Retail evolves at a rapid pace, making it important to communicate with customers at exactly the right time, engage with shoppers at all stages of the buying journey and properly segment to understand them better. Michael Poyser, Chief Analytics Officer at Ecrebo looks at how retail marketers can take seasonality to a new level to boost the bottom line instead of simply relying on blanket discounts and promotions that only succeed in attracting short-term footfall and don’t reward for ongoing buying behaviour.
As a retail chief marketing officer, you have your work cut out when it comes to delivering the best customer experience across channels. To do this effectively you must be creative in finding new ways to deliver personalisation and improve the ROI from marketing campaigns.
You need to ensure you are effective in your lifecycle management; that you communicate with customers at the right time; that you engage with customers at all stages of the buying journey; and that you properly segment your audiences so that they understand them individually.

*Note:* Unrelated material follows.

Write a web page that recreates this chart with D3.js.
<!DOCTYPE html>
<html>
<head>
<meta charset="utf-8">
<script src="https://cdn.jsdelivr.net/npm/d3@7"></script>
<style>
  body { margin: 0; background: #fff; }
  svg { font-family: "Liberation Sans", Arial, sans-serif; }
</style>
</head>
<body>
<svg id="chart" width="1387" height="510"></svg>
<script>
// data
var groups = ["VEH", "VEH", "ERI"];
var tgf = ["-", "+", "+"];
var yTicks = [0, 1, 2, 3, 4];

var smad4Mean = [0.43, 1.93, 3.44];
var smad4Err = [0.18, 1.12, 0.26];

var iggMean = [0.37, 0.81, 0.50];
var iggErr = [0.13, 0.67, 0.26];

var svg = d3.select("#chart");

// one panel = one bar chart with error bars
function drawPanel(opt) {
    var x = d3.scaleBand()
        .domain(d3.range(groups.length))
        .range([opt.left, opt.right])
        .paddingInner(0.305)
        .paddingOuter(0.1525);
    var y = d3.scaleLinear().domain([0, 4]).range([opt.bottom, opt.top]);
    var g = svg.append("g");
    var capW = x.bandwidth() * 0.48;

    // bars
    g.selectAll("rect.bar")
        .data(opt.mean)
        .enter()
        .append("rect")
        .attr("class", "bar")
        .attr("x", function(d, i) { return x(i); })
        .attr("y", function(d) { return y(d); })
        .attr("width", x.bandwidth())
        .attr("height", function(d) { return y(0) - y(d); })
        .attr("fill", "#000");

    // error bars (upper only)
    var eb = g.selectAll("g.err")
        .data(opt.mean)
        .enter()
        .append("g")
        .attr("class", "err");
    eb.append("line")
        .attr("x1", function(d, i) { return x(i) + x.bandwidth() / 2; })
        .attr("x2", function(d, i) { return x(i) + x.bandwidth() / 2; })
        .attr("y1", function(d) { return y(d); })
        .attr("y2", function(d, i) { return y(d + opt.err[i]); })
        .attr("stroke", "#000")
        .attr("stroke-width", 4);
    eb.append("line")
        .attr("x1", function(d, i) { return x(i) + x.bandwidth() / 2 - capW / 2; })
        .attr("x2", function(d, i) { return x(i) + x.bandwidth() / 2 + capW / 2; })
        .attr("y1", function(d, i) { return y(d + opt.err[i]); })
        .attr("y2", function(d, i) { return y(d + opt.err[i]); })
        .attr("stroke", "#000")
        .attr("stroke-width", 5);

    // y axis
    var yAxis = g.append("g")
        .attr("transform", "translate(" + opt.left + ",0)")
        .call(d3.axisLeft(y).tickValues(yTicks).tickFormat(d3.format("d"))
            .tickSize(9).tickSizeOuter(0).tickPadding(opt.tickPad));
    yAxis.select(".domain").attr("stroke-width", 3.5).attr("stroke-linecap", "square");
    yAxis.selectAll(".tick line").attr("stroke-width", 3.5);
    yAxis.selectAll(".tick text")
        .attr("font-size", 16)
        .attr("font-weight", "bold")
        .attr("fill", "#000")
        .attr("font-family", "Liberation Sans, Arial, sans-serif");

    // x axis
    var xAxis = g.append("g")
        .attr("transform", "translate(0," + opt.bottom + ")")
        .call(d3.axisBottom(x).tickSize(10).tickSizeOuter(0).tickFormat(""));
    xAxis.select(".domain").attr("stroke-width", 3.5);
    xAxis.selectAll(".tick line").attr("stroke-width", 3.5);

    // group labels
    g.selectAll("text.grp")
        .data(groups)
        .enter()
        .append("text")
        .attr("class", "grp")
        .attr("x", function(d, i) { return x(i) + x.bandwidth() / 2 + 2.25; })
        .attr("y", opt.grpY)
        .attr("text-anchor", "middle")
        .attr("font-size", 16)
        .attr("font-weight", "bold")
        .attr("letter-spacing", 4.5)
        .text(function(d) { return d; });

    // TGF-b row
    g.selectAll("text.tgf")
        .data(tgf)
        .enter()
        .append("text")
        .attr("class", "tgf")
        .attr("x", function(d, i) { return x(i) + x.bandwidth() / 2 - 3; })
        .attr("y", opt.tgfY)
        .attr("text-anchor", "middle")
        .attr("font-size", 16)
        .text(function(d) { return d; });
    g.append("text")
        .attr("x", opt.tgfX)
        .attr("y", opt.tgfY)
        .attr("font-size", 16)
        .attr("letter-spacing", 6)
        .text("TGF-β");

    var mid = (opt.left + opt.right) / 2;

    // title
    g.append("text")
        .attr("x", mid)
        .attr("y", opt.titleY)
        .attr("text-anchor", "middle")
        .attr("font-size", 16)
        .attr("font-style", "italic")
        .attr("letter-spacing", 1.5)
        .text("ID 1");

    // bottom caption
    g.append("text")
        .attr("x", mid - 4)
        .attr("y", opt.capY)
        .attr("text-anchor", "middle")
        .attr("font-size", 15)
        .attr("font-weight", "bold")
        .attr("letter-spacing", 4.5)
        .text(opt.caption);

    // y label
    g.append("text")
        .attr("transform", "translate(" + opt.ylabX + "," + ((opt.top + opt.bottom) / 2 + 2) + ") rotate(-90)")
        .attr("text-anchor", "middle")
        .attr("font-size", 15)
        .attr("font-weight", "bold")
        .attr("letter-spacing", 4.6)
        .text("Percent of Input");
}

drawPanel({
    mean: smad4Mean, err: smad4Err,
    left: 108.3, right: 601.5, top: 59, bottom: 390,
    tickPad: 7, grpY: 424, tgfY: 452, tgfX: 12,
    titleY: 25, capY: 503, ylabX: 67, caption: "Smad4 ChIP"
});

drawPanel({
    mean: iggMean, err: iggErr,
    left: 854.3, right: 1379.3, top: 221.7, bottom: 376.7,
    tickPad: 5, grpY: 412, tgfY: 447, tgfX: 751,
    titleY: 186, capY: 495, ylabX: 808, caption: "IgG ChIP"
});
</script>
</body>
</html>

This is even more important when it comes to seasonal events where there is huge opportunity if marketing programmes are planned and executed effectively – think Christmas, the January sales and Valentine’s Day. For the modern-day retailer, the key to success lies in the use of data, but as a retail CMO where do you start? The following checklist should help.
1. Make more out of seasonal events
Look beyond the obvious seasonal events, promotions and tactics, such as Christmas and the January sales. Instead, focus on wider trends and impacts of these events and use data to understand shoppers and tailor offers to them before, during and after events.
There’s no surprise if a customer starts buying more wine and party food at Christmas. But if the same customer stops buying alcohol completely in January, it could be that they have a new year’s resolution to be healthier. In this case, you could tailor your marketing efforts around this new behaviour, with promotions on health foods and discounts on workout clothing.
2. Stretch out campaigns for added value
When devising campaigns, particularly around seasonal events, changing redemption behaviour can raise uptake. Flexible redemption windows enable you to strike a healthy balance between optimising marketing campaigns and keeping shoppers happy. They allow for a relevant and targeted promotional journey and provide offers that are meaningful – encouraging increased spend per visit and improved retention rates.
Offers can be used to increase longer-term spend and retention. So instead of extending offers to customers that last until the end of the year, why not extend the journey into a series of four or five offers, each one triggering the next?
You can make the most out of seasonal campaigns by guiding customers along a journey. And the campaign needn’t finish after the seasonal event – think about the bigger picture and how buyer behaviour may change afterwards.
3. Get creative with customer insight
By understanding what items are being bought, when and with what, you can improve the effectiveness of seasonal marketing campaigns by using basket data to deliver relevant promotions. For example, thicker socks to go with a pair of boots, or promotions for electric heaters in the winter.
This can be done by building a comprehensive picture of your customers with historical and real-time data generated at the point of sale (POS).
Historical data offers an understanding of longer-term buying behaviour, spending habits and visit frequency. This data, built up over months or even years, across millions of transactions, is especially relevant when it comes to getting the most out of seasonal trends. For example, which promotions proved most successful in getting customers into store during the wettest days over the last five years.
On the other hand, real-time data generated at the POS is vital in improving agility; enabling you to react to events and changes in behaviour; such as a sudden period of hot weather. This data can be used to influence promotions across the full store estate or streamline offers in a store or region.
Make data work for you all year round
As a modern retail CMO, the pressure never drops. Seasonal events will always be vital in driving sales at peak periods, but it can be a challenge, to ensure campaigns are as effective as possible, with so many factors to consider and often little time between each event.
Consider how a given promotion affects consumer behaviour both in the lead-up to, and follow-on, from the event, and use tactics, such as personalised offers, to encourage return visits, repeat sales and drive long-term customer engagement. By combining all of these actions you can make data work for you whatever the season.